START

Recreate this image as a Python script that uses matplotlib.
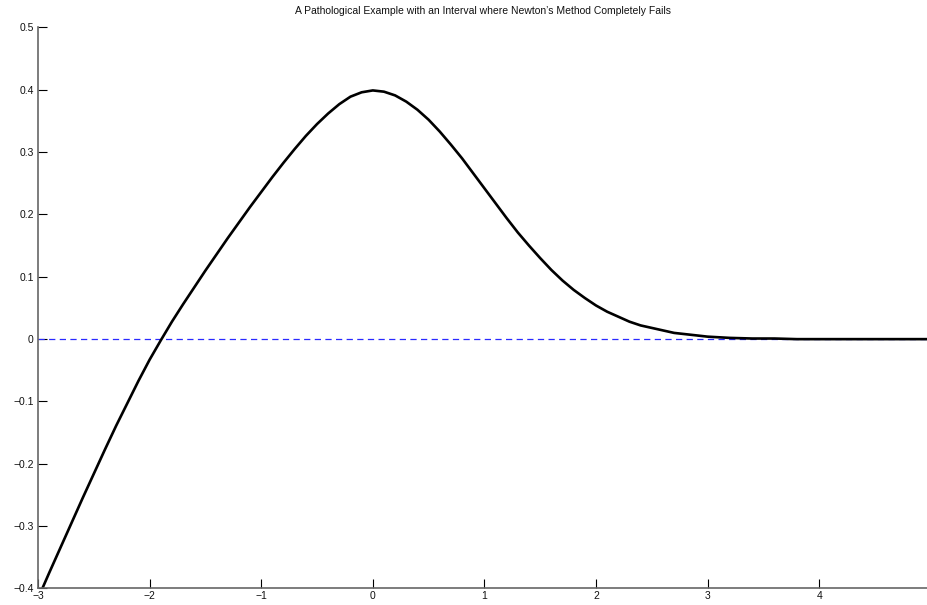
import numpy as np
import matplotlib
matplotlib.use('Agg')
import matplotlib.pyplot as plt

# curve
x_vals = [-3.0, -2.9, -2.8, -2.7, -2.6, -2.5, -2.4, -2.3, -2.2, -2.1,
          -2.0, -1.9, -1.8, -1.7, -1.6, -1.5, -1.4, -1.3, -1.2, -1.1,
          -1.0, -0.9, -0.8, -0.7, -0.6, -0.5, -0.4, -0.3, -0.2, -0.1,
          0.0, 0.1, 0.2, 0.3, 0.4, 0.5, 0.6, 0.7, 0.8, 0.9,
          1.0, 1.1, 1.2, 1.3, 1.4, 1.5, 1.6, 1.7, 1.8, 1.9,
          2.0, 2.1, 2.2, 2.3, 2.4, 2.5, 2.6, 2.7, 2.8, 2.9,
          3.0, 3.2, 3.4, 3.6, 3.8, 4.0, 4.5, 4.97]
y_vals = [-0.416, -0.375, -0.335, -0.295, -0.255, -0.216, -0.177, -0.139, -0.103, -0.067,
          -0.033, -0.002, 0.028, 0.056, 0.083, 0.110, 0.136, 0.162, 0.187, 0.212,
          0.236, 0.260, 0.283, 0.305, 0.326, 0.345, 0.362, 0.377, 0.389, 0.396,
          0.399, 0.397, 0.391, 0.381, 0.368, 0.352, 0.333, 0.312, 0.290, 0.266,
          0.242, 0.218, 0.194, 0.171, 0.150, 0.130, 0.111, 0.094, 0.079, 0.066,
          0.054, 0.044, 0.036, 0.028, 0.022, 0.018, 0.014, 0.010, 0.008, 0.006,
          0.004, 0.002, 0.001, 0.001, 0.0, 0.0, 0.0, 0.0]

xticks = [-3, -2, -1, 0, 1, 2, 3, 4]
yticks = [-0.4, -0.3, -0.2, -0.1, 0, 0.1, 0.2, 0.3, 0.4, 0.5]
title = "A Pathological Example with an Interval where Newton\u2019s Method Completely Fails"

plt.rcParams['font.family'] = ['Liberation Sans', 'DejaVu Sans']

fig = plt.figure(figsize=(9.27, 6.05), dpi=100)
ax = fig.add_axes([0.041, 0.0273, 0.959, 0.9273])

ax.axhline(0, color='#2a2aff', lw=0.9, ls=(0, (5, 3.5)))
ax.plot(x_vals, y_vals, color='black', lw=1.9,
        solid_joinstyle='round', solid_capstyle='round')

ax.set_xlim(-3, 4.966)
ax.set_ylim(-0.4, 0.5)

ax.set_xticks(xticks)
ax.set_xticklabels([('%g' % t).replace('-', '\u2212') for t in xticks])
ax.set_yticks(yticks)
ax.set_yticklabels([('%g' % t).replace('-', '\u2212') for t in yticks])
ax.tick_params(direction='in', length=6.5, width=0.8, labelsize=7.5,
               color='black', labelcolor='#111111')
ax.tick_params(axis='x', pad=2)
ax.tick_params(axis='y', pad=3)

for s in ['top', 'right']:
    ax.spines[s].set_visible(False)
for s in ['left', 'bottom']:
    ax.spines[s].set_color('#666666')
    ax.spines[s].set_linewidth(1.2)

ax.set_title(title, fontsize=7.5, pad=10, color='#111111')

fig.savefig('out.png', dpi=100)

END

[EXERCISE AIM] Write out, word for word, the lines from the start of the data through the one holding "ax = fig.add_axes([0.041, 0.0273, 0.959, 0.9273])". Omit pictures.

[RESPONSE TO THIS TASK]
Recreate this image as a Python script that uses matplotlib.
import numpy as np
import matplotlib
matplotlib.use('Agg')
import matplotlib.pyplot as plt

# curve
x_vals = [-3.0, -2.9, -2.8, -2.7, -2.6, -2.5, -2.4, -2.3, -2.2, -2.1,
          -2.0, -1.9, -1.8, -1.7, -1.6, -1.5, -1.4, -1.3, -1.2, -1.1,
          -1.0, -0.9, -0.8, -0.7, -0.6, -0.5, -0.4, -0.3, -0.2, -0.1,
          0.0, 0.1, 0.2, 0.3, 0.4, 0.5, 0.6, 0.7, 0.8, 0.9,
          1.0, 1.1, 1.2, 1.3, 1.4, 1.5, 1.6, 1.7, 1.8, 1.9,
          2.0, 2.1, 2.2, 2.3, 2.4, 2.5, 2.6, 2.7, 2.8, 2.9,
          3.0, 3.2, 3.4, 3.6, 3.8, 4.0, 4.5, 4.97]
y_vals = [-0.416, -0.375, -0.335, -0.295, -0.255, -0.216, -0.177, -0.139, -0.103, -0.067,
          -0.033, -0.002, 0.028, 0.056, 0.083, 0.110, 0.136, 0.162, 0.187, 0.212,
          0.236, 0.260, 0.283, 0.305, 0.326, 0.345, 0.362, 0.377, 0.389, 0.396,
          0.399, 0.397, 0.391, 0.381, 0.368, 0.352, 0.333, 0.312, 0.290, 0.266,
          0.242, 0.218, 0.194, 0.171, 0.150, 0.130, 0.111, 0.094, 0.079, 0.066,
          0.054, 0.044, 0.036, 0.028, 0.022, 0.018, 0.014, 0.010, 0.008, 0.006,
          0.004, 0.002, 0.001, 0.001, 0.0, 0.0, 0.0, 0.0]

xticks = [-3, -2, -1, 0, 1, 2, 3, 4]
yticks = [-0.4, -0.3, -0.2, -0.1, 0, 0.1, 0.2, 0.3, 0.4, 0.5]
title = "A Pathological Example with an Interval where Newton\u2019s Method Completely Fails"

plt.rcParams['font.family'] = ['Liberation Sans', 'DejaVu Sans']

fig = plt.figure(figsize=(9.27, 6.05), dpi=100)
ax = fig.add_axes([0.041, 0.0273, 0.959, 0.9273])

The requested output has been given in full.